Definition 2.10: The conditional probability of event $B$ given that event $A$ has occurred, denoted $P(B|A)$ , is defined by $P(B|A) = \frac{P(A \cap B)}{P(A)}, \quad \text{provided } P(A) > 0$

Think of conditional probability as a way to update our understanding of the likelihood of $B$ in light of knowing that $A$ has happened. We're working with a reduced sample space—only the outcomes where $A$ is true.

Independent Events

Two events are independent if knowing that one occurred doesn't change the probability of the other.

Definition 2.11: Two events $A$ and $B$ are independent if and only if $P(B|A) = P(B) \quad \text{or} \quad P(A|B) = P(A)$

Otherwise, $A$ and $B$ are dependent.

Independence is a powerful property because it simplifies probability calculations significantly. If $A$ and $B$ are independent, $P(A \cap B) = P(A)P(B)$ .

The Product Rule (Multiplicative Rule)

The product rule allows us to calculate the probability that multiple events all occur.

Theorem 2.10: If $A$ and $B$ are two events that can both occur, then $P(A \cap B) = P(A)P(B|A), \quad \text{provided } P(A) > 0$

This is equivalent to rearranging the conditional probability formula. It tells us: the probability that both events occur equals the probability of the first times the conditional probability of the second given the first.

Theorem 2.11: Two events $A$ and $B$ are independent if and only if $P(A \cap B) = P(A)P(B)$

For independent events, the calculation is straightforward—just multiply the individual probabilities.

Extending to Multiple Events

Theorem 2.12: For multiple events that can occur, $P(A_1 \cap A_2 \cap \cdots \cap A_k) = P(A_1)P(A_2|A_1)P(A_3|A_1 \cap A_2) \cdots P(A_k|A_1 \cap A_2 \cap \cdots \cap A_{k-1})$

If the events are independent, then $P(A_1 \cap A_2 \cap \cdots \cap A_k) = P(A_1)P(A_2) \cdots P(A_k)$

📝 Section Recap: Conditional probability $P(B|A)$ updates the probability of $B$ given that $A$ has occurred. Independent events have the property that $P(B|A) = P(B)$ . The product rule states $P(A \cap B) = P(A)P(B|A)$ . For independent events, this simplifies to $P(A \cap B) = P(A)P(B)$ . Always check whether events are independent before applying simplifications.

2.7 Bayes' Rule

Total Probability

When a sample space can be partitioned into mutually exclusive events, we can express the probability of any event as a weighted sum.

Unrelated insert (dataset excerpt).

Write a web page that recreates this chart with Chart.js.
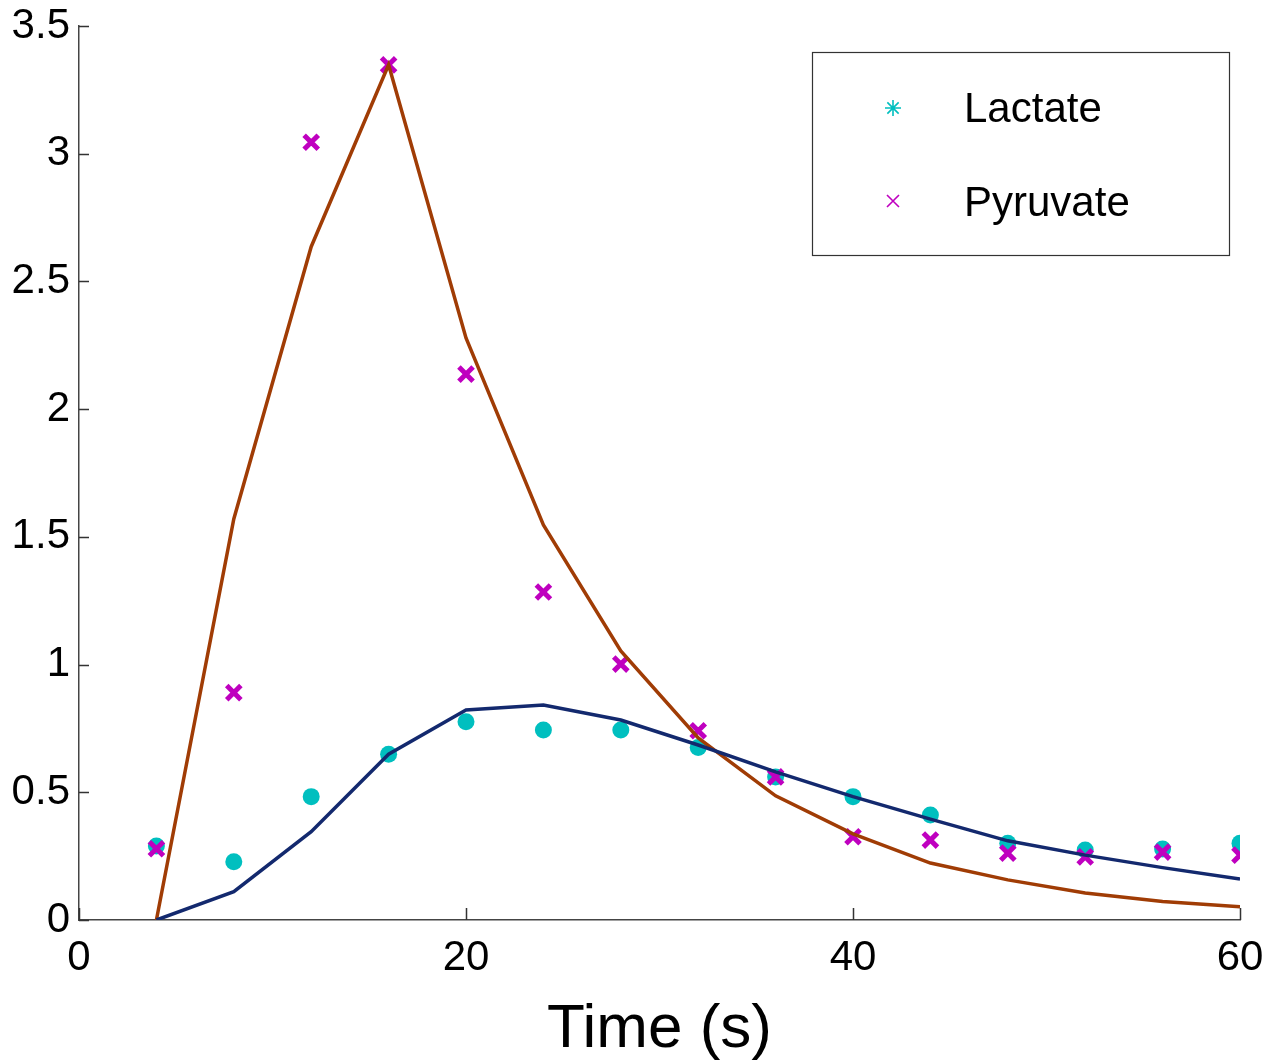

Theorem 2.13 (Total Probability): If the events $B_1, B_2, \ldots, B_k$ constitute a partition of the sample space $S$ with $P(B_i) \neq 0$ for $i = 1, 2, \ldots, k$ , then for any event $A$ of $S$ , $P(A) = \sum_{i=1}^{k} P(B_i \cap A) = \sum_{i=1}^{k} P(B_i)P(A|B_i)$

This theorem is useful when calculating the probability of an event that can occur through several different paths or causes. You find the probability through each path and add them.

Bayes' Rule

Bayes' rule allows us to reverse the direction of conditional probability. If we know $P(A|B)$ , we can calculate $P(B|A)$ .

Bayes' Rule: If $B_1, B_2, \ldots, B_k$ constitute a partition of the sample space $S$ , and $A$ is any event, then $P(B_j|A) = \frac{P(B_j \cap A)}{P(A)} = \frac{P(B_j)P(A|B_j)}{\sum_{i=1}^{k} P(B_i)P(A|B_i)}$

The numerator is the probability of the specific path (partition $B_j$ and event $A$ ). The denominator is the total probability of event $A$ through all paths. This rule is the foundation of Bayesian inference, where we update our beliefs about the causes (the $B_i$ events) based on observing an effect (event $A$ ).

📝 Section Recap: The total probability theorem partitions the sample space into mutually exclusive events and expresses $P(A)$ as a sum over all paths. Bayes' rule calculates the posterior probability $P(B_j|A)$ by combining the prior probabilities $P(B_j)$ with the likelihoods $P(A|B_j)$ . This framework is essential for updating probabilities based on new evidence.

Summary of Key Concepts

You now understand the foundational building blocks of probability:

Sample spaces organize all possible outcomes of an experiment
Events are subsets of the sample space we're interested in
Counting techniques (permutations and combinations) help us enumerate outcomes without listing them all
Probability measures quantify the likelihood of events using several valid approaches
Additive and multiplicative rules allow us to calculate probabilities of complex events
Conditional probability and independence model how information and dependence affect likelihood
Bayes' rule provides a framework for updating probabilities as new information arrives

These tools form the foundation upon which all statistical inference rests. As you progress through this course, you'll see these concepts applied repeatedly to model real-world uncertainty and make data-driven decisions.